## BEGIN Raw data

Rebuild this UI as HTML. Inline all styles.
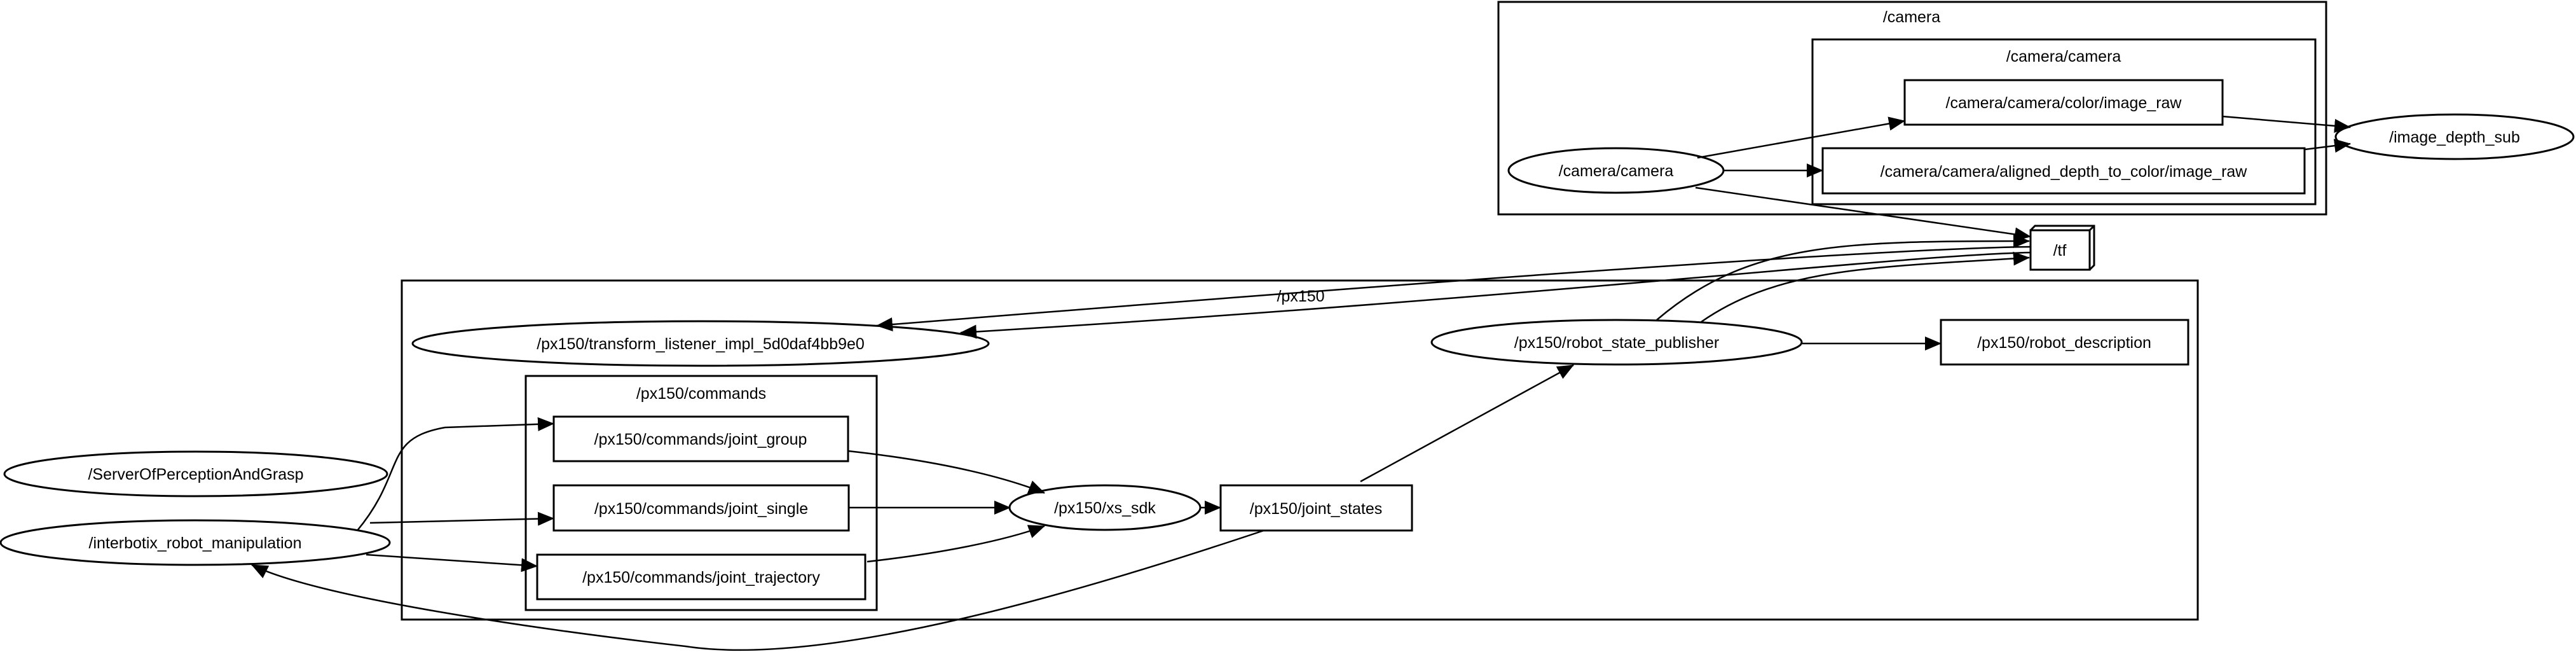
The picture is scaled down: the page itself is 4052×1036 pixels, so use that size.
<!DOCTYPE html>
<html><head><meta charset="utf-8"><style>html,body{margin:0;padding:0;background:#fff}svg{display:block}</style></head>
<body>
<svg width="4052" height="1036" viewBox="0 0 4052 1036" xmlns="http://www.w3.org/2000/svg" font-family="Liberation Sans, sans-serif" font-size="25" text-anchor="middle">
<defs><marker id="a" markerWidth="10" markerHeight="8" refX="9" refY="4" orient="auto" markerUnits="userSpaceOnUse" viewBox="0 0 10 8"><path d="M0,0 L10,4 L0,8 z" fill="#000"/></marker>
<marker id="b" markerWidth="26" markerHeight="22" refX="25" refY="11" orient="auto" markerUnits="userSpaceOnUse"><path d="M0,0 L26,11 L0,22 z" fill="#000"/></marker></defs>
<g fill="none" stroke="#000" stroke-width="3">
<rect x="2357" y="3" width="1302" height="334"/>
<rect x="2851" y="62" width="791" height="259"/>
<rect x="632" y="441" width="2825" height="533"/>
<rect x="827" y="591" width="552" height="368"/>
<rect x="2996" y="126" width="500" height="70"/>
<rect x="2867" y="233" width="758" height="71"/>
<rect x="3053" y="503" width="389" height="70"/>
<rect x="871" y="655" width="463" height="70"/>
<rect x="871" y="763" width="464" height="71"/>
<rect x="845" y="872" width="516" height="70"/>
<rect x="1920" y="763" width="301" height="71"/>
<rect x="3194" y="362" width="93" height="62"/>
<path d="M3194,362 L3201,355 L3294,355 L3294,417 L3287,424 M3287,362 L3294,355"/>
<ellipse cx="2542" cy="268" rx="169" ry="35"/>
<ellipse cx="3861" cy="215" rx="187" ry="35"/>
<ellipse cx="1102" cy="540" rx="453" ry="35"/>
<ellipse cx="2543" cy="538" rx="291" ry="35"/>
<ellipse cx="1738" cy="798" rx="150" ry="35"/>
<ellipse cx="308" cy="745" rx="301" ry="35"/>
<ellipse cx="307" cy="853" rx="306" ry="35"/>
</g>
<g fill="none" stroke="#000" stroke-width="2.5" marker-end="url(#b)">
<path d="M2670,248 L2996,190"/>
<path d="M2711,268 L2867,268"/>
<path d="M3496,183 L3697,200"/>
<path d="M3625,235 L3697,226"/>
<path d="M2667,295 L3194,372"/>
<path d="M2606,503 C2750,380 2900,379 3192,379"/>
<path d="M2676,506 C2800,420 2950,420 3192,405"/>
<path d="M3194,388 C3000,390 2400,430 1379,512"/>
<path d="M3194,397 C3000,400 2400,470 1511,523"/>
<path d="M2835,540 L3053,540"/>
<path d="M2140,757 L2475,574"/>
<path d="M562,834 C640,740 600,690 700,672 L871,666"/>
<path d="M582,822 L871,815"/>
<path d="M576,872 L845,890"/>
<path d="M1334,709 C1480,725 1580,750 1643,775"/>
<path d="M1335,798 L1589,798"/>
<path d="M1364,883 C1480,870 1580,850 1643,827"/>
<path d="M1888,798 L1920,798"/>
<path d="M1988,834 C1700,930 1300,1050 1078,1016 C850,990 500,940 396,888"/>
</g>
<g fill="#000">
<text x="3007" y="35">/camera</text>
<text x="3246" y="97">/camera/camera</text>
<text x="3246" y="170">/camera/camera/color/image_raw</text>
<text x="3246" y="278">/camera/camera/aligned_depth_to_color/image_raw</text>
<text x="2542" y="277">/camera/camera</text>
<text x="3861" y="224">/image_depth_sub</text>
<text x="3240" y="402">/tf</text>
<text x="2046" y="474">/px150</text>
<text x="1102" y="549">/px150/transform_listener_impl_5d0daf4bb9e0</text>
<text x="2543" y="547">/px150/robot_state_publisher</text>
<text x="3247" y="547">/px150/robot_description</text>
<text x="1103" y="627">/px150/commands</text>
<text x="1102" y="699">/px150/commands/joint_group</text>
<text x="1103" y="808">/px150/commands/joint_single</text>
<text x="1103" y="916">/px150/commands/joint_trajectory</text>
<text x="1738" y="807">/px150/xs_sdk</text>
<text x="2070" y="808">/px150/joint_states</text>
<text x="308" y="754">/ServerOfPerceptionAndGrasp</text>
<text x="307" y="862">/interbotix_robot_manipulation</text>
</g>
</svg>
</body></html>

## END Raw data

▶ _Description of the task_
Please transcribe the material above exactly as written. Leave the pictures out.

▶ _Answer to the exercise_
Rebuild this UI as HTML. Inline all styles.
The picture is scaled down: the page itself is 4052×1036 pixels, so use that size.
<!DOCTYPE html>
<html><head><meta charset="utf-8"><style>html,body{margin:0;padding:0;background:#fff}svg{display:block}</style></head>
<body>
<svg width="4052" height="1036" viewBox="0 0 4052 1036" xmlns="http://www.w3.org/2000/svg" font-family="Liberation Sans, sans-serif" font-size="25" text-anchor="middle">
<defs><marker id="a" markerWidth="10" markerHeight="8" refX="9" refY="4" orient="auto" markerUnits="userSpaceOnUse" viewBox="0 0 10 8"><path d="M0,0 L10,4 L0,8 z" fill="#000"/></marker>
<marker id="b" markerWidth="26" markerHeight="22" refX="25" refY="11" orient="auto" markerUnits="userSpaceOnUse"><path d="M0,0 L26,11 L0,22 z" fill="#000"/></marker></defs>
<g fill="none" stroke="#000" stroke-width="3">
<rect x="2357" y="3" width="1302" height="334"/>
<rect x="2851" y="62" width="791" height="259"/>
<rect x="632" y="441" width="2825" height="533"/>
<rect x="827" y="591" width="552" height="368"/>
<rect x="2996" y="126" width="500" height="70"/>
<rect x="2867" y="233" width="758" height="71"/>
<rect x="3053" y="503" width="389" height="70"/>
<rect x="871" y="655" width="463" height="70"/>
<rect x="871" y="763" width="464" height="71"/>
<rect x="845" y="872" width="516" height="70"/>
<rect x="1920" y="763" width="301" height="71"/>
<rect x="3194" y="362" width="93" height="62"/>
<path d="M3194,362 L3201,355 L3294,355 L3294,417 L3287,424 M3287,362 L3294,355"/>
<ellipse cx="2542" cy="268" rx="169" ry="35"/>
<ellipse cx="3861" cy="215" rx="187" ry="35"/>
<ellipse cx="1102" cy="540" rx="453" ry="35"/>
<ellipse cx="2543" cy="538" rx="291" ry="35"/>
<ellipse cx="1738" cy="798" rx="150" ry="35"/>
<ellipse cx="308" cy="745" rx="301" ry="35"/>
<ellipse cx="307" cy="853" rx="306" ry="35"/>
</g>
<g fill="none" stroke="#000" stroke-width="2.5" marker-end="url(#b)">
<path d="M2670,248 L2996,190"/>
<path d="M2711,268 L2867,268"/>
<path d="M3496,183 L3697,200"/>
<path d="M3625,235 L3697,226"/>
<path d="M2667,295 L3194,372"/>
<path d="M2606,503 C2750,380 2900,379 3192,379"/>
<path d="M2676,506 C2800,420 2950,420 3192,405"/>
<path d="M3194,388 C3000,390 2400,430 1379,512"/>
<path d="M3194,397 C3000,400 2400,470 1511,523"/>
<path d="M2835,540 L3053,540"/>
<path d="M2140,757 L2475,574"/>
<path d="M562,834 C640,740 600,690 700,672 L871,666"/>
<path d="M582,822 L871,815"/>
<path d="M576,872 L845,890"/>
<path d="M1334,709 C1480,725 1580,750 1643,775"/>
<path d="M1335,798 L1589,798"/>
<path d="M1364,883 C1480,870 1580,850 1643,827"/>
<path d="M1888,798 L1920,798"/>
<path d="M1988,834 C1700,930 1300,1050 1078,1016 C850,990 500,940 396,888"/>
</g>
<g fill="#000">
<text x="3007" y="35">/camera</text>
<text x="3246" y="97">/camera/camera</text>
<text x="3246" y="170">/camera/camera/color/image_raw</text>
<text x="3246" y="278">/camera/camera/aligned_depth_to_color/image_raw</text>
<text x="2542" y="277">/camera/camera</text>
<text x="3861" y="224">/image_depth_sub</text>
<text x="3240" y="402">/tf</text>
<text x="2046" y="474">/px150</text>
<text x="1102" y="549">/px150/transform_listener_impl_5d0daf4bb9e0</text>
<text x="2543" y="547">/px150/robot_state_publisher</text>
<text x="3247" y="547">/px150/robot_description</text>
<text x="1103" y="627">/px150/commands</text>
<text x="1102" y="699">/px150/commands/joint_group</text>
<text x="1103" y="808">/px150/commands/joint_single</text>
<text x="1103" y="916">/px150/commands/joint_trajectory</text>
<text x="1738" y="807">/px150/xs_sdk</text>
<text x="2070" y="808">/px150/joint_states</text>
<text x="308" y="754">/ServerOfPerceptionAndGrasp</text>
<text x="307" y="862">/interbotix_robot_manipulation</text>
</g>
</svg>
</body></html>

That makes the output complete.